In my region everyone uses Facebook Messenger. And if you don't use it, to contant people that won't install an app for you (like meeting you for first time), the only option is SMS.
I mean to be honest to only reason to use messengers is just costs, I wish SMS where as cheap as internet flatrates... But that might very well be a regional issue too
This is VERY debatable because statements that broad are almost always false. There is no need to have a cellular->IP->cellular bridge for 1:1 communication involving more servers, more service providers.
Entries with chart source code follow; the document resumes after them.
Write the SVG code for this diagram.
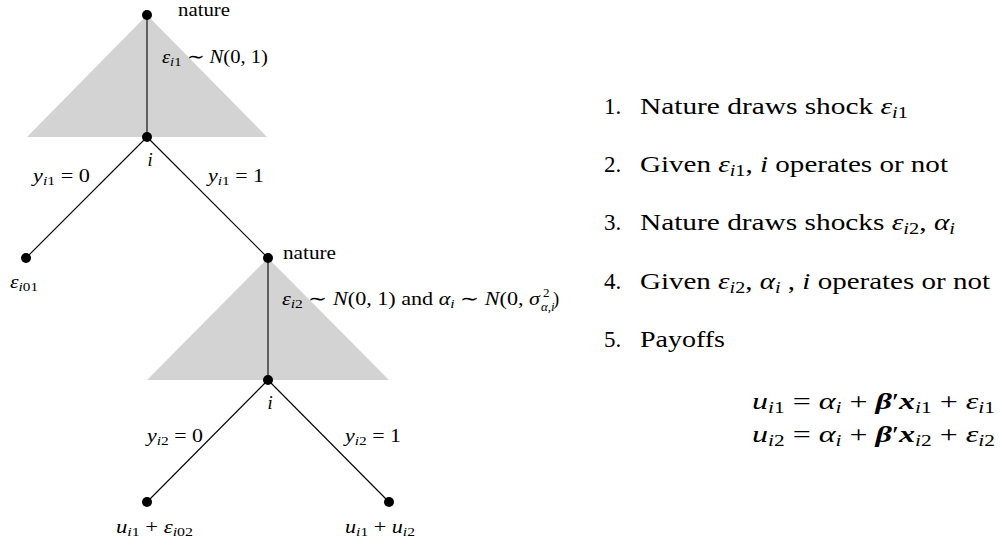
<svg xmlns="http://www.w3.org/2000/svg" width="1000" height="544" viewBox="0 0 1000 544">
<style>
.tri{fill:#d3d3d3;stroke:none}
.edge{stroke:#000;stroke-width:1.1;fill:none}
.dot{fill:#000}
text{font-family:"Liberation Serif","Times New Roman",serif;fill:#000}
.t{font-size:18.5px}
.r{font-size:23px}
.eq{font-size:24px}
.it{font-style:italic}
.bi{font-style:italic;font-weight:bold}
.s{font-size:13px}
.rs{font-size:16px}
</style>
<rect width="1000" height="544" fill="#fff"/>
<g id="shading">
<polygon class="tri" points="147,15 27,137 267,137"/>
<polygon class="tri" points="268,258 147,380 389,380"/>
</g>
<g id="connectors">
<line class="edge" x1="147" y1="15" x2="147" y2="137"/>
<line class="edge" x1="147" y1="137" x2="26" y2="258"/>
<line class="edge" x1="147" y1="137" x2="268" y2="258"/>
<line class="edge" x1="268" y1="258" x2="268" y2="380"/>
<line class="edge" x1="268" y1="380" x2="147" y2="502"/>
<line class="edge" x1="268" y1="380" x2="389" y2="502"/>
</g>
<g id="n1"><circle class="dot" cx="147" cy="15" r="5"/><text class="t" x="178" y="16" textLength="52" lengthAdjust="spacingAndGlyphs">nature</text></g>
<g id="n2"><circle class="dot" cx="147" cy="137" r="5"/><text class="t it" x="150" y="166" text-anchor="middle">i</text></g>
<g id="n3"><circle class="dot" cx="26" cy="258" r="5"/><text class="t" x="10" y="288" textLength="28" lengthAdjust="spacingAndGlyphs"><tspan class="it">ε</tspan><tspan class="s" dy="3"><tspan class="it">i</tspan>01</tspan></text></g>
<g id="n4"><circle class="dot" cx="268" cy="258" r="5"/><text class="t" x="283" y="259" textLength="53" lengthAdjust="spacingAndGlyphs">nature</text></g>
<g id="n5"><circle class="dot" cx="268" cy="380" r="5"/><text class="t it" x="270" y="409" text-anchor="middle">i</text></g>
<g id="n6"><circle class="dot" cx="147" cy="502" r="5"/><text class="t" x="116" y="533" textLength="77" lengthAdjust="spacingAndGlyphs"><tspan class="it">u</tspan><tspan class="s" dy="3"><tspan class="it">i</tspan>1</tspan><tspan dy="-3"> + </tspan><tspan class="it">ε</tspan><tspan class="s" dy="3"><tspan class="it">i</tspan>02</tspan></text></g>
<g id="n7"><circle class="dot" cx="389" cy="502" r="5"/><text class="t" x="345" y="533" textLength="70" lengthAdjust="spacingAndGlyphs"><tspan class="it">u</tspan><tspan class="s" dy="3"><tspan class="it">i</tspan>1</tspan><tspan dy="-3"> + </tspan><tspan class="it">u</tspan><tspan class="s" dy="3"><tspan class="it">i</tspan>2</tspan></text></g>
<g id="edge-labels">
<text class="t" x="162" y="63" textLength="106" lengthAdjust="spacingAndGlyphs"><tspan class="it">ε</tspan><tspan class="s" dy="3"><tspan class="it">i</tspan>1</tspan><tspan dy="-3"> ∼ </tspan><tspan class="it">N</tspan>(0, 1)</text>
<text class="t" x="33" y="182" textLength="57" lengthAdjust="spacingAndGlyphs"><tspan class="it">y</tspan><tspan class="s" dy="3"><tspan class="it">i</tspan>1</tspan><tspan dy="-3"> = 0</tspan></text>
<text class="t" x="208" y="182" textLength="56" lengthAdjust="spacingAndGlyphs"><tspan class="it">y</tspan><tspan class="s" dy="3"><tspan class="it">i</tspan>1</tspan><tspan dy="-3"> = 1</tspan></text>
<text class="t" x="282" y="305" textLength="258" lengthAdjust="spacingAndGlyphs"><tspan class="it">ε</tspan><tspan class="s" dy="3"><tspan class="it">i</tspan>2</tspan><tspan dy="-3"> ∼ </tspan><tspan class="it">N</tspan>(0, 1) and <tspan class="it">α</tspan><tspan class="s it" dy="3">i</tspan><tspan dy="-3"> ∼ </tspan><tspan class="it">N</tspan>(0, <tspan class="it">σ</tspan></text>
<text class="s" x="543" y="297">2</text>
<text class="s it" x="541" y="311">α,i</text>
<text class="t" x="553" y="305">)</text>
<text class="t" x="147" y="442" textLength="56" lengthAdjust="spacingAndGlyphs"><tspan class="it">y</tspan><tspan class="s" dy="3"><tspan class="it">i</tspan>2</tspan><tspan dy="-3"> = 0</tspan></text>
<text class="t" x="345" y="442" textLength="56" lengthAdjust="spacingAndGlyphs"><tspan class="it">y</tspan><tspan class="s" dy="3"><tspan class="it">i</tspan>2</tspan><tspan dy="-3"> = 1</tspan></text>
</g>
<g id="steps">
<text class="r" x="604" y="114">1.</text>
<text class="r" x="640" y="114" textLength="268" lengthAdjust="spacingAndGlyphs">Nature draws shock <tspan class="it">ε</tspan><tspan class="rs" dy="4"><tspan class="it">i</tspan>1</tspan></text>
<text class="r" x="604" y="172">2.</text>
<text class="r" x="640" y="172" textLength="308" lengthAdjust="spacingAndGlyphs">Given <tspan class="it">ε</tspan><tspan class="rs" dy="4"><tspan class="it">i</tspan>1</tspan><tspan dy="-4">, </tspan><tspan class="it">i</tspan> operates or not</text>
<text class="r" x="604" y="230">3.</text>
<text class="r" x="640" y="230" textLength="315" lengthAdjust="spacingAndGlyphs">Nature draws shocks <tspan class="it">ε</tspan><tspan class="rs" dy="4"><tspan class="it">i</tspan>2</tspan><tspan dy="-4">, </tspan><tspan class="it">α</tspan><tspan class="rs it" dy="4">i</tspan></text>
<text class="r" x="604" y="289">4.</text>
<text class="r" x="640" y="289" textLength="350" lengthAdjust="spacingAndGlyphs">Given <tspan class="it">ε</tspan><tspan class="rs" dy="4"><tspan class="it">i</tspan>2</tspan><tspan dy="-4">, </tspan><tspan class="it">α</tspan><tspan class="rs it" dy="4">i</tspan><tspan dy="-4"> , </tspan><tspan class="it">i</tspan> operates or not</text>
<text class="r" x="604" y="347">5.</text>
<text class="r" x="640" y="347" textLength="85" lengthAdjust="spacingAndGlyphs">Payoffs</text>
</g>
<g id="payoffs">
<text class="eq" x="752" y="409" textLength="243" lengthAdjust="spacingAndGlyphs"><tspan class="it">u</tspan><tspan class="rs" dy="4"><tspan class="it">i</tspan>1</tspan><tspan dy="-4"> = </tspan><tspan class="it">α</tspan><tspan class="rs it" dy="4">i</tspan><tspan dy="-4"> + </tspan><tspan class="bi">β</tspan>′<tspan class="bi">x</tspan><tspan class="rs" dy="4"><tspan class="it">i</tspan>1</tspan><tspan dy="-4"> + </tspan><tspan class="it">ε</tspan><tspan class="rs" dy="4"><tspan class="it">i</tspan>1</tspan></text>
<text class="eq" x="752" y="442" textLength="243" lengthAdjust="spacingAndGlyphs"><tspan class="it">u</tspan><tspan class="rs" dy="4"><tspan class="it">i</tspan>2</tspan><tspan dy="-4"> = </tspan><tspan class="it">α</tspan><tspan class="rs it" dy="4">i</tspan><tspan dy="-4"> + </tspan><tspan class="bi">β</tspan>′<tspan class="bi">x</tspan><tspan class="rs" dy="4"><tspan class="it">i</tspan>2</tspan><tspan dy="-4"> + </tspan><tspan class="it">ε</tspan><tspan class="rs" dy="4"><tspan class="it">i</tspan>2</tspan></text>
</g>
</svg>
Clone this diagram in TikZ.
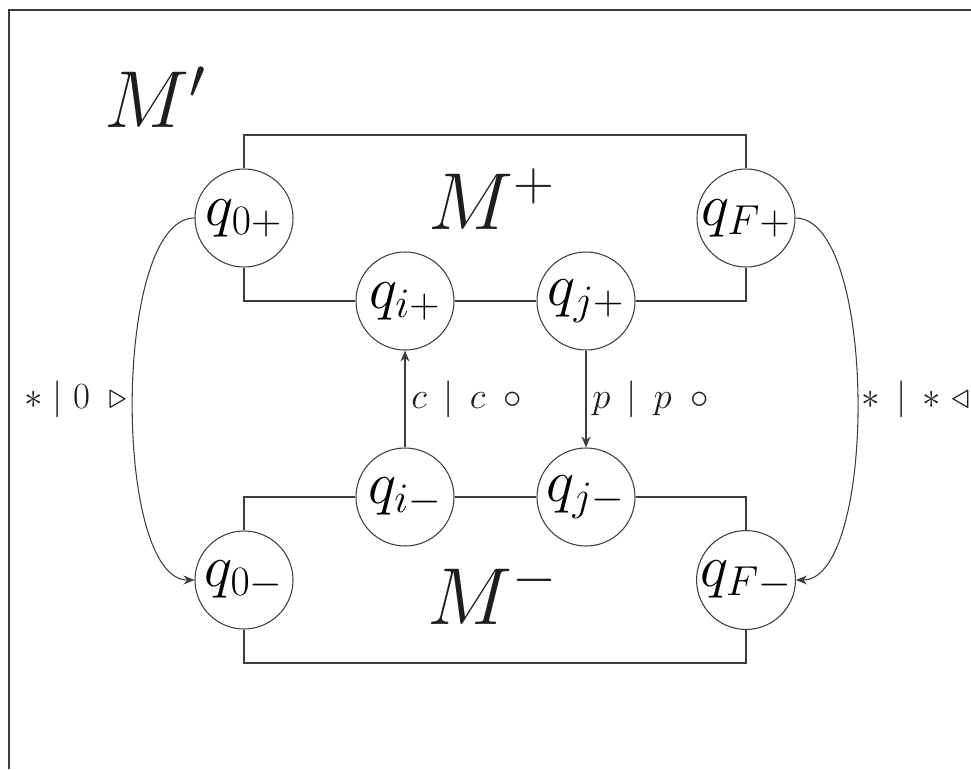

If anyone wanted to they could implement at least the 1:1 signal protocol and probably even the messaging layer security protocol on top of SMS to get e2ee group communications.
Nobody wants to because cell providers sell SMS for horrendous prices compared to internet access.
There's anonymity and privacy. This keeps you private from other users, and they already keep you private from themselves other than the initial sign up. What this service isn't, and never has been, is anonymous. They don't want that and there are big usability issues with an extended anonymous user base. Decide for yourself what you need
Specifically, anonymity is confidentiality of identity. Confidentiality is part of privacy, which is a broad concept. So when a tool or mechanism works against anonymity, it works against privacy. It may not work against a privacy aspect that you care about, but it’s privacy nonetheless.
I'm still just so furious at Signal management for removing compatibility with other text apps. I used to be constantly growing my Signal network, now it's a slowly shrinking rump that I never add anyone to.
Right, the idea was that you could use Signal as your SMS app, and so whenever there was someone else doing the same you'd automatically upgrade to Signal. Whereas now I never have those auto-upgrades, any new contact I am just stuck on SMS with.
In my opinion, relying on upgrading users automagically to an encrypted and secure protocol isn't good practice. If someone wants to use an encrypted chat, they should do so consciously. It will only cause confusion otherwise.
Do people still use SMS these days though anyway?
I would have thought iMessage, RCS and separate chat apps like Whatsapp, Signal and WeChat would have largely replaced SMS by now.
In my opinion, relying on upgrading users automagically to an encrypted and secure protocol isn’t good practice. If someone wants to use an encrypted chat, they should do so consciously. It will only cause confusion otherwise.
This is my theory for why they ditched this feature - the ultra-concerned about privacy superusers don't approve of its messiness, even though in practice it's the main engine for user growth.
Do people still use SMS these days though anyway?
I would have thought iMessage, RCS and separate chat apps like Whatsapp, Signal and WeChat would have largely replaced SMS by now.
SMS, MMS, iMessage and RCS are all compatible with each other and mostly used interchangeably and are the main way people text each other (in the US anyway). You just have a phone number, and when people text it with any of those formats you receive the message and respond the same way.
This is a big complaint for me. I know that there is the official standalone APK, but if I am running a de-Googled phone, I want to be able to use Signal and have it update on a regular basis.